A model-free and finite-time active disturbance rejection control method with parameter optimization

Abstract

In the field of control, although active disturbance rejection control does not rely on the precise system models, it has not achieved completely model-free control. Moreover, this method also faces challenges such as complex structure and difficult parameter tuning. In view of this, a novel model-free and finite-time active disturbance rejection control method based on parameter optimization and filter is proposed in this paper. First, an improved second-order linear extended state observer is proposed based on the tracking error. The proposed observer can not only achieve complete model-free operation and a concise construction, but also synergistically improve the system tracking and estimation performance.

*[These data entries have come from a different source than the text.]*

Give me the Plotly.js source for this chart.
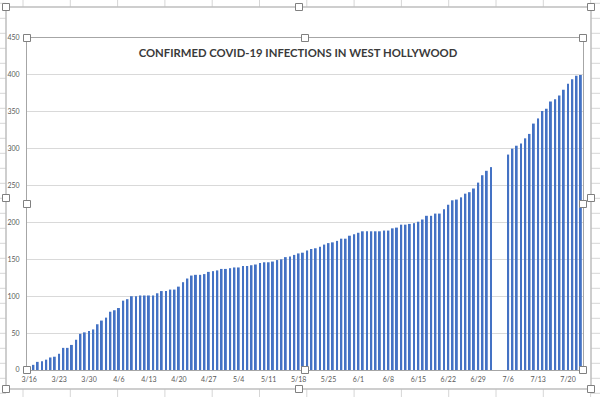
<!DOCTYPE html>
<html><head><meta charset="utf-8">
<script src="https://cdn.plot.ly/plotly-3.0.1.min.js"></script>
<style>html,body{margin:0;padding:0;background:#fff}#chart{width:600px;height:397px}</style>
</head><body><div id="chart"></div>
<script>
// Daily cumulative confirmed cases, first bar = 3/16 (one bar per day)
const startDate = '2020-03-16';
const casesMar = [4,7,11,12,14,17,18,22,30,30,34,41,49,51,53,55];
const casesApr = [62,67,71,79,81,84,94,96,100,100,101,101,101,101,104,107,107,109,109,113,119,124,128,129,129,130,133,134,135,137];
const casesMay = [137,138,139,139,141,141,142,143,145,146,146,147,149,150,153,154,156,158,159,162,164,165,167,170,172,173,175,178,178,182,184];
const casesJun = [186,188,188,188,188,188,189,189,192,193,197,197,198,199,201,204,209,209,212,212,218,224,230,231,234,239,241,246,254,264];
const casesJul = [270,275,null,null,null,292,300,304,307,314,320,334,341,351,354,364,367,372,380,388,394,399,400];
const cases = [].concat(casesMar, casesApr, casesMay, casesJun, casesJul);
const yTicks = [0,50,100,150,200,250,300,350,400,450];
const titleText = 'CONFIRMED COVID-19 INFECTIONS IN WEST HOLLYWOOD';

const DAY = 86400000;
const W = 600, H = 397, ML = 27, MR = 17, MT = 38, MB = 27;
const PW = W - ML - MR, PH = H - MT - MB;
const px = x => (x - ML) / PW;
const py = y => (H - MB - y) / PH;

const shapes = [];
const gridCol = '#d6d6d6';
// spreadsheet cell lines around the chart object
for (let x = 23; x < W; x += 47.3) {
  shapes.push({type:'line', xref:'paper', yref:'paper', x0:px(x), x1:px(x), y0:py(0), y1:py(7), line:{color:gridCol, width:1}});
  shapes.push({type:'line', xref:'paper', yref:'paper', x0:px(x), x1:px(x), y0:py(389), y1:py(397), line:{color:gridCol, width:1}});
}
for (let y = 3.3; y < H; y += 15) {
  shapes.push({type:'line', xref:'paper', yref:'paper', x0:px(0), x1:px(6), y0:py(y), y1:py(y), line:{color:gridCol, width:1}});
  shapes.push({type:'line', xref:'paper', yref:'paper', x0:px(591), x1:px(600), y0:py(y), y1:py(y), line:{color:gridCol, width:1}});
}
// outer chart frame
shapes.push({type:'rect', xref:'paper', yref:'paper', x0:px(6), x1:px(591), y0:py(7), y1:py(389), line:{color:'#bfbfbf', width:1.5}, fillcolor:'rgba(0,0,0,0)'});
// selection handles
const handles = [[6,7],[299,7],[591,7],[6,198],[591,198],[6,389],[299,389],[591,389],
                 [27,38],[305,38],[583,38],[27,204],[583,204],[27,370],[305,370],[583,370]];
handles.forEach(([hx,hy]) => {
  shapes.push({type:'rect', xref:'paper', yref:'paper', x0:px(hx-3.5), x1:px(hx+3.5), y0:py(hy-3.5), y1:py(hy+3.5),
    line:{color:'#808080', width:1}, fillcolor:'#ffffff'});
});

const tickFont = {family:'Lato, Calibri, sans-serif', size:7, color:'#595959'};

Plotly.newPlot('chart', [{
  type:'bar', x0:startDate, dx:DAY, y:cases,
  marker:{color:'#4472c4'}, hoverinfo:'skip'
}], {
  width:W, height:H,
  margin:{l:ML, r:MR, t:MT, b:MB, pad:0},
  paper_bgcolor:'#ffffff', plot_bgcolor:'#ffffff',
  bargap:0.55, showlegend:false,
  title:{text:titleText, font:{family:'Lato, Calibri, sans-serif', size:11.3, color:'#3a3a3a', weight:'bold'},
    xref:'container', x:298/W, xanchor:'center', yref:'container', y:1-53/H, yanchor:'middle'},
  xaxis:{type:'date', range:['2020-03-15 12:00','2020-07-23 12:00'], tick0:startDate, dtick:7*DAY,
    tickformat:'%-m/%-d', showgrid:false, showline:true, mirror:true, linecolor:'#a6a6a6', linewidth:1,
    ticks:'', tickfont:tickFont, ticklabelstandoff:3, zeroline:false},
  yaxis:{range:[0,450], tickvals:yTicks, showgrid:true, gridcolor:'#d9d9d9', gridwidth:1,
    showline:true, mirror:true, linecolor:'#a6a6a6', linewidth:1, ticks:'', tickfont:tickFont,
    ticklabelstandoff:5, zeroline:false},
  shapes:shapes
}, {displayModeBar:false});
</script>
</body></html>
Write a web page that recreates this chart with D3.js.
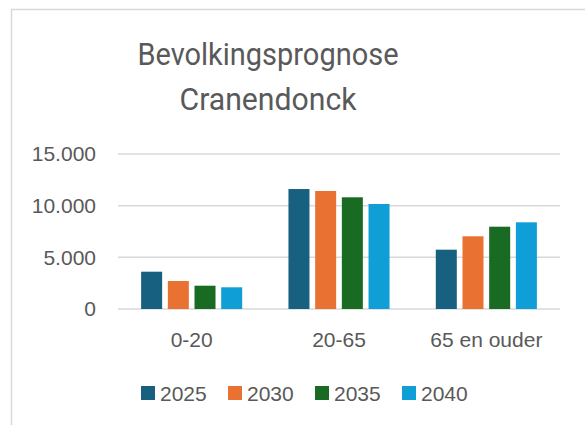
<!DOCTYPE html>
<html>
<head>
<meta charset="utf-8">
<script src="https://cdn.jsdelivr.net/npm/d3@7"></script>
<style>
  body { margin: 0; background: #fff; }
  text { font-family: "Liberation Sans", Arial, sans-serif; fill: #595959; }
</style>
</head>
<body>
<div id="wrapper"></div>
<script>
const categories = ["0-20", "20-65", "65 en ouder"]
const years = ["2025", "2030", "2035", "2040"]
const values = {
  "2025": [3610, 11610, 5740],
  "2030": [2710, 11420, 7035],
  "2035": [2255, 10810, 7965],
  "2040": [2100, 10160, 8390],
}
const yTicks = [0, 5000, 10000, 15000]
const colors = ["#17607f", "#e97132", "#196b24", "#0f9ed5"]
const titleLines = ["Bevolkingsprognose", "Cranendonck"]

function drawChart(){
  const dimensions = {
    width: 585,
    height: 425,
    margin: { top: 154, right: 25, bottom: 116, left: 118 },
  }
  dimensions.boundedWidth = dimensions.width - dimensions.margin.left - dimensions.margin.right
  dimensions.boundedHeight = dimensions.height - dimensions.margin.top - dimensions.margin.bottom

  const wrapper = d3.select("#wrapper")
    .append("svg")
      .attr("width", dimensions.width)
      .attr("height", dimensions.height)

  // chart area border (runs off the right and bottom edge)
  wrapper.append("rect")
      .attr("x", 11.5)
      .attr("y", 9.5)
      .attr("width", 700)
      .attr("height", 600)
      .attr("fill", "none")
      .attr("stroke", "#d9d9d9")
      .attr("stroke-width", 1.5)

  // title, narrow font in the original so squeeze it a bit
  const titleWidths = [261, 177]
  wrapper.selectAll(".title")
    .data(titleLines)
    .join("text")
      .attr("class", "title")
      .attr("x", 268)
      .attr("y", (d, i) => 65 + i * 45)
      .attr("text-anchor", "middle")
      .attr("textLength", (d, i) => titleWidths[i])
      .attr("lengthAdjust", "spacingAndGlyphs")
      .style("font-family", "Roboto, sans-serif")
      .style("font-size", "32px")
      .text(d => d)

  const bounds = wrapper.append("g")
      .attr("transform", `translate(${dimensions.margin.left}, ${dimensions.margin.top})`)

  const yScale = d3.scaleLinear()
    .domain([0, 15000])
    .range([dimensions.boundedHeight, 0])

  const x0 = d3.scaleBand()
    .domain(categories)
    .range([0, dimensions.boundedWidth])
    .paddingInner(0.314)
    .paddingOuter(0.157)

  const x1 = d3.scaleBand()
    .domain(years)
    .range([0, x0.bandwidth()])
    .paddingInner(0.213)

  const colorScale = d3.scaleOrdinal().domain(years).range(colors)

  // gridlines
  bounds.append("g")
    .selectAll("line")
    .data(yTicks)
    .join("line")
      .attr("x1", 0)
      .attr("x2", dimensions.boundedWidth)
      .attr("y1", d => yScale(d))
      .attr("y2", d => yScale(d))
      .attr("stroke", "#d9d9d9")
      .attr("stroke-width", 1.5)

  const yAxisGenerator = d3.axisLeft(yScale)
    .tickValues(yTicks)
    .tickFormat(d => d3.format(",")(d).replace(/,/g, "."))
    .tickSize(0)
    .tickPadding(22)

  const yAxis = bounds.append("g").call(yAxisGenerator)
  yAxis.select(".domain").remove()
  yAxis.selectAll("text")
      .attr("fill", "#595959")
      .style("font-size", "21px")
      .style("font-family", "Liberation Sans, Arial, sans-serif")

  const groups = bounds.selectAll(".group")
    .data(categories)
    .join("g")
      .attr("class", "group")
      .attr("transform", d => `translate(${x0(d)}, 0)`)

  groups.selectAll("rect")
    .data((c, i) => years.map(y => ({ year: y, value: values[y][i] })))
    .join("rect")
      .attr("x", d => x1(d.year))
      .attr("y", d => yScale(d.value))
      .attr("width", x1.bandwidth())
      .attr("height", d => yScale(0) - yScale(d.value))
      .attr("fill", d => colorScale(d.year))

  const xAxisGenerator = d3.axisBottom(x0)
    .tickSize(0)
    .tickPadding(23)

  const xAxis = bounds.append("g")
      .attr("transform", `translate(0, ${dimensions.boundedHeight})`)
      .call(xAxisGenerator)
  xAxis.select(".domain").remove()
  xAxis.selectAll("text")
      .attr("fill", "#595959")
      .style("font-size", "21px")
      .style("font-family", "Liberation Sans, Arial, sans-serif")

  // legend
  const legend = wrapper.append("g")
    .selectAll("g")
    .data(years)
    .join("g")
      .attr("transform", (d, i) => `translate(${141 + i * 87}, 386)`)

  legend.append("rect")
      .attr("width", 14)
      .attr("height", 14)
      .attr("fill", d => colorScale(d))

  legend.append("text")
      .attr("x", 19)
      .attr("y", 14.5)
      .style("font-size", "21px")
      .text(d => d)
}

drawChart()
</script>
</body>
</html>
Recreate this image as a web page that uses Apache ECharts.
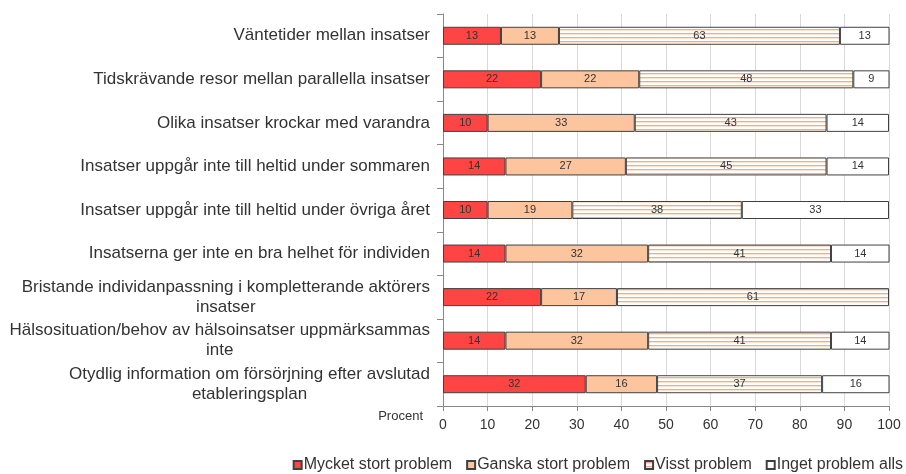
<!DOCTYPE html>
<html>
<head>
<meta charset="utf-8">
<script src="https://cdn.jsdelivr.net/npm/echarts@6/dist/echarts.min.js"></script>
<style>
  html, body { margin: 0; padding: 0; background: #fff; }
  #chart { width: 906px; height: 474px; }
</style>
</head>
<body>
<div id="chart"></div>
<script>
const categories = [
  "Väntetider mellan insatser",
  "Tidskrävande resor mellan parallella insatser",
  "Olika insatser krockar med varandra",
  "Insatser uppgår inte till heltid under sommaren",
  "Insatser uppgår inte till heltid under övriga året",
  "Insatserna ger inte en bra helhet för individen",
  "Bristande individanpassning i kompletterande aktörers\ninsatser",
  "Hälsosituation/behov av hälsoinsatser uppmärksammas\ninte",
  "Otydlig information om försörjning efter avslutad\netableringsplan"
];
const seriesNames = ["Mycket stort problem", "Ganska stort problem", "Visst problem", "Inget problem alls"];
const mycketStort = [13, 22, 10, 14, 10, 14, 22, 14, 32];
const ganskaStort = [13, 22, 33, 27, 19, 32, 17, 32, 16];
const visst = [63, 48, 43, 45, 38, 41, 61, 41, 37];
const ingetAlls = [13, 9, 14, 14, 33, 14, null, 14, 16];

// striped fill for "Visst problem"
const stripe = document.createElement("canvas");
stripe.width = 4;
stripe.height = 4;
const sctx = stripe.getContext("2d");
sctx.fillStyle = "#ffffff";
sctx.fillRect(0, 0, 4, 4);
sctx.fillStyle = "#f7ae7c";
sctx.fillRect(0, 1, 4, 1);
sctx.fillStyle = "#fde2cf";
sctx.fillRect(0, 2, 4, 1);

const fills = ["#ff4444", "#fdc59d", { image: stripe, repeat: "repeat" }, "#ffffff"];
const values = [mycketStort, ganskaStort, visst, ingetAlls];

const chart = echarts.init(document.getElementById("chart"), null, { renderer: "canvas" });

const option = {
  animation: false,
  textStyle: { fontFamily: "Liberation Sans, Arial, sans-serif" },
  grid: { left: 443, right: 17, top: 14, bottom: 68 },
  legend: {
    bottom: -4,
    right: -2,
    itemWidth: 8,
    itemHeight: 8,
    itemGap: 14,
    icon: "rect",
    textStyle: { fontSize: 16, color: "#333", padding: [0, 0, 0, -3] },
    data: seriesNames
  },
  xAxis: {
    type: "value",
    min: 0,
    max: 100,
    interval: 10,
    name: "Procent",
    nameLocation: "start",
    nameGap: 20,
    nameTextStyle: { fontSize: 13, color: "#333", verticalAlign: "top", padding: [4, 0, 0, 0] },
    axisLine: { show: true, lineStyle: { color: "#888" } },
    axisTick: { show: true, length: 5, lineStyle: { color: "#888" } },
    axisLabel: { fontSize: 14, color: "#333", margin: 12 },
    splitLine: { show: true, lineStyle: { color: "#d9d9d9" } }
  },
  yAxis: {
    type: "category",
    inverse: true,
    data: categories,
    axisLine: { show: true, lineStyle: { color: "#888" } },
    axisTick: { show: true, length: 6, lineStyle: { color: "#888" } },
    axisLabel: {
      fontSize: 17,
      color: "#333",
      margin: 13,
      align: "right",
      lineHeight: 20,
      formatter: v => v.split("\n").map(s => "{c|" + s + "}").join("\n"),
      rich: { c: { fontSize: 17, color: "#333", align: "center", lineHeight: 20 } }
    },
    splitLine: { show: false }
  },
  series: seriesNames.map((name, i) => ({
    name: name,
    type: "bar",
    stack: "total",
    barWidth: 18,
    data: values[i],
    itemStyle: { color: fills[i], borderColor: "#404040", borderWidth: 1 },
    label: {
      show: true,
      position: "inside",
      fontSize: 11,
      color: "#333",
      formatter: p => (p.value == null ? "" : p.value)
    },
    emphasis: { disabled: true }
  }))
};

chart.setOption(option);
</script>
</body>
</html>
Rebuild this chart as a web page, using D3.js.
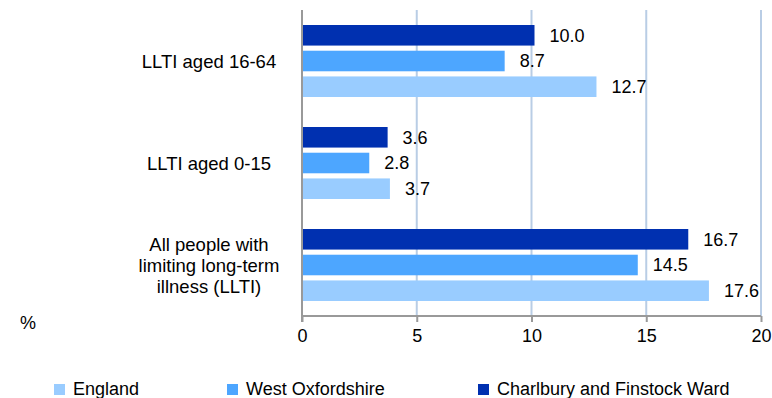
<!DOCTYPE html>
<html><head><meta charset="utf-8">
<script src="https://cdn.jsdelivr.net/npm/d3@7"></script>
<style>body{margin:0;background:#fff}svg{display:block;font-family:"Liberation Sans",Arial,sans-serif}</style>
</head><body><svg id="c" width="772" height="398"></svg>
<script>
const categories = ["LLTI aged 16-64", "LLTI aged 0-15", "All people with limiting long-term illness (LLTI)"];
const categoryLines = [["LLTI aged 16-64"], ["LLTI aged 0-15"], ["All people with", "limiting long-term", "illness (LLTI)"]];
const seriesNames = ["Charlbury and Finstock Ward", "West Oxfordshire", "England"];
const charlbury = [10.0, 3.6, 16.7];
const westOx = [8.7, 2.8, 14.5];
const england = [12.7, 3.7, 17.6];
const xTicks = [0, 5, 10, 15, 20];
const legendOrder = ["England", "West Oxfordshire", "Charlbury and Finstock Ward"];
const colors = {"Charlbury and Finstock Ward": "#0030B0", "West Oxfordshire": "#4DA6FF", "England": "#99CCFF"};
const seriesVals = [charlbury, westOx, england];

const svg = d3.select("#c");
const x = d3.scaleLinear().domain([0, 20]).range([302, 761]);
const y = d3.scaleBand().domain(categories).range([10, 316]);
const inner = d3.scaleBand().domain(seriesNames).range([15, 87]).paddingInner(0.2);

// gridlines
svg.append("g").selectAll("line").data(xTicks.filter(d => d > 0)).join("line")
  .attr("x1", d => x(d)).attr("x2", d => x(d)).attr("y1", 10).attr("y2", 316)
  .attr("stroke", "#B9CDE5").attr("stroke-width", 2);

// bars
categories.forEach((c, i) => {
  seriesNames.forEach((s, j) => {
    const v = seriesVals[j][i];
    svg.append("rect").attr("x", x(0)).attr("y", y(c) + inner(s))
      .attr("width", x(v) - x(0) + 3).attr("height", inner.bandwidth()).attr("fill", colors[s]);
    svg.append("text").attr("x", x(v) + 18).attr("y", y(c) + inner(s) + inner.bandwidth() / 2)
      .attr("dy", "0.36em").attr("font-size", 18).attr("fill", "#000").text(v.toFixed(1));
  });
});

// x axis
const xa = svg.append("g").attr("transform", "translate(0,316)")
  .call(d3.axisBottom(x).tickValues(xTicks).tickSize(6).tickPadding(7).tickFormat(d3.format("d")));
xa.select(".domain").attr("stroke", "#999").attr("stroke-width", 2).attr("d", `M${x(0)},0H${x(20)}`);
xa.selectAll(".tick line").attr("stroke", "#999").attr("stroke-width", 2);
xa.selectAll(".tick text").attr("font-size", 18).attr("font-family", "Liberation Sans, Arial, sans-serif").attr("fill", "#000");

// y axis line
svg.append("line").attr("x1", x(0)).attr("x2", x(0)).attr("y1", 10).attr("y2", 322)
  .attr("stroke", "#999").attr("stroke-width", 2);

// category labels
categories.forEach((c, i) => {
  const lines = categoryLines[i];
  const cy = y(c) + y.bandwidth() / 2;
  const lh = 21;
  const t = svg.append("text").attr("text-anchor", "middle").attr("font-size", 18.5).attr("fill", "#000");
  lines.forEach((l, k) => {
    t.append("tspan").attr("x", 209).attr("y", cy + (k - (lines.length - 1) / 2) * lh).attr("dy", "0.36em").text(l);
  });
});

svg.append("text").attr("x", 20).attr("y", 322.5).attr("dy", "0.36em").attr("font-size", 18).text("%");

// legend
const legX = [54, 227, 478];
legendOrder.forEach((s, i) => {
  svg.append("rect").attr("x", legX[i]).attr("y", 384).attr("width", 11).attr("height", 11).attr("fill", colors[s]);
  svg.append("text").attr("x", legX[i] + 19).attr("y", 388.5).attr("dy", "0.36em")
    .attr("font-size", 18).text(s);
});
</script></body></html>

Second, a feedback control law is presented based on the outputs of the proposed observer and the specifically designed filter. This control law reduces the computational complexity and avoids the high-frequency chattering phenomenon of the error-feedback control law based on transient process. Third, the system controller is constructed by compensating for the disturbance estimated by the proposed observer in the designed feedback control law. Following that, the finite-time convergence of the proposed observer and the system tracking error under the proposed controller is proven based on the Lyapunov stability theory. Fourth, the parameters of the proposed control method are tuned based on particle swarm optimization algorithm with the specifically designed objective function. Compared with the traditional trial-and-error method, this optimization strategy improves the efficiency and effectiveness of parameter tuning. Finally, simulation experiments have been carried on to compare the control performance among the proposed method and its four variants, as well as four state-of-art controllers. Also, the effectiveness and superiority of the newly-designed strategies are further verified.